Moody’s reports the incidence of liquidations through short sales “has increased dramatically” over the past two years from around 8% of all liquidations in August 2009 to 25% by midyear 2011.
The primary reason why lenders and servicers and borrowers prefer a short sale is loss mitigation. It results from the dual effect of technology and industry efforts that have helped reduce the short sale processing time and the foreclosure alternative.
The increasing foreclosure backlog, longer foreclosure processing timelines that may exceed months and even years while legal costs accrue are a strong driver. “Servicers are increasingly opting to bypass the foreclosure process,” Moody’s said because they can liquidate distressed properties faster and also reduce loss severities.
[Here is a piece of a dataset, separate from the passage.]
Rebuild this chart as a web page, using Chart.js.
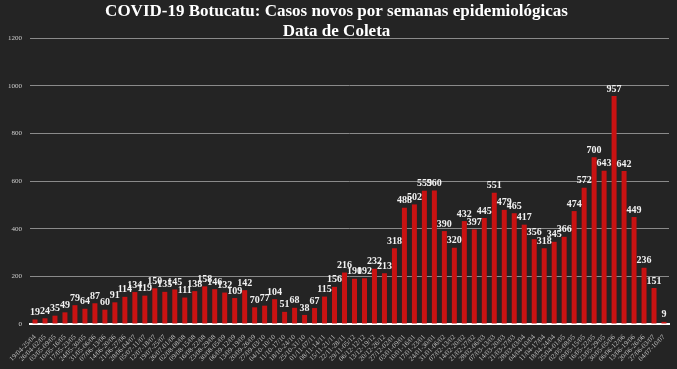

The report also shows the average loss severity on liquidated loans remained “fairly constant” over the past year at least in part due to “a rising number of short sales through liquidations” that help reduce default loan losses.
In the past year loss severitiy on liquidated loans averaged about 60% of the outstanding balance of the defaulted loan.
As a result currently loss severities are elevated but stable.
Moody’s finds that one of the factors that pushed the loss severity up was the longer timeline between when the borrower defaults or is 60 days or more past due on the mortgage and the time when the property is liquidated, which keeps increasing.
If in January 2009 the average liquidated timeline was at 15 months, by June of this year it increased to about 24 months. Data show the increase has been consistent throughout 2010 and into this year.
By January 2011 the average liquidation timeline reached about 22 months up from 17 months in January 2010. Similarly, by mid year 2010 the timeline extended to 19 months and further up to 22 months in June this year.
Another well-publicized reason is “the glut of foreclosed properties along with attorney general proceedings and litigation” that slowed down the foreclosure process in many states.
As a result residential mortgage-backed security trusts have faced higher expenses in advanced principal and interest payments on delinquent loans, tax obligations and property maintenance costs—which in turn increase losses when the loan is liquidated.